Я не хочу сказать, что моя смерть как-то оправдана, но не было и никаких доводов, чего бы ради ее откладывать. Пустота, которая после меня останется, заполнится довольно быстро. Мой уход всем на пользу: Люсьену наконец будет чем похвастаться, папа сможет еще глубже погрузиться в прошлое, обложившись моими детскими фотографиями, а Фабьена поспешит забетонировать заросшую бурьяном площадку, которую занимал трейлер, чтобы расширить место для склада. Все без меня пойдет отлично. Возможно, это единственный отчет, который я смогу представить Кому надлежит, но, как мне кажется, если мои руки пусты, значит, они уж точно чисты.
Ну вот. По-моему, я испытал свою совесть — проверка закончена. Если Ты этого дожидался, чтобы появиться. Я готов. Можешь дать о себе знать. Чем больше минут сменяется на экране часов, тем больше я убеждаюсь — вот-вот произойдет нечто: меня позовут, словно пациента из очереди перед врачебным кабинетом.

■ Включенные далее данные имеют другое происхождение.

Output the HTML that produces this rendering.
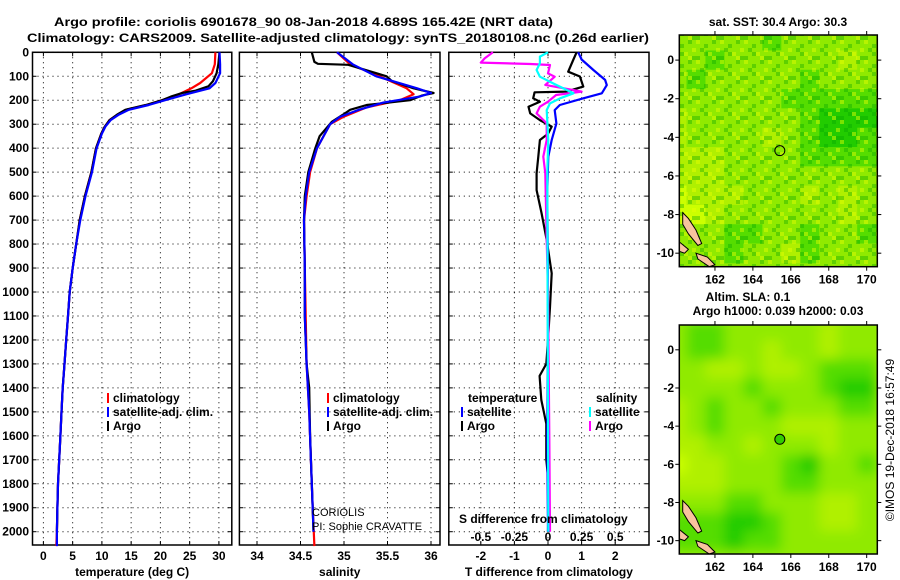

Интересно, кто мне откроет дверь, кто вызвался или кому поручено меня встречать? Ангел-хранитель, Судия, мать, которой я так и не узнал, бабушка с дедушкой, которых мне так не хватало, светящееся существо, возникающее в конце туннеля, как рассказывают некоторые из побывавших одной ногой в могиле и вынесших из состояния комы непоколебимо-безмятежный взгляд и тоску по смерти, которая не пожелала взять их? Или, может, перевозчик душ через реку забвения? Или инспектор, который будет проверять мои счета? Или крылатый казенный адвокат, который выделен защищать меня против рогатого прокурора?
Дожидаясь, что же будет, от нечего делать еще раз мысленно проглядываю свою жизнь.
На полу, завернутые в бумажный носовой платок, валяются два презерватива — свидетели моей последней ночи в этом мире; комок у самого мольберта, где сохнет портрет Наилы, которому суждено остаться незавершенным.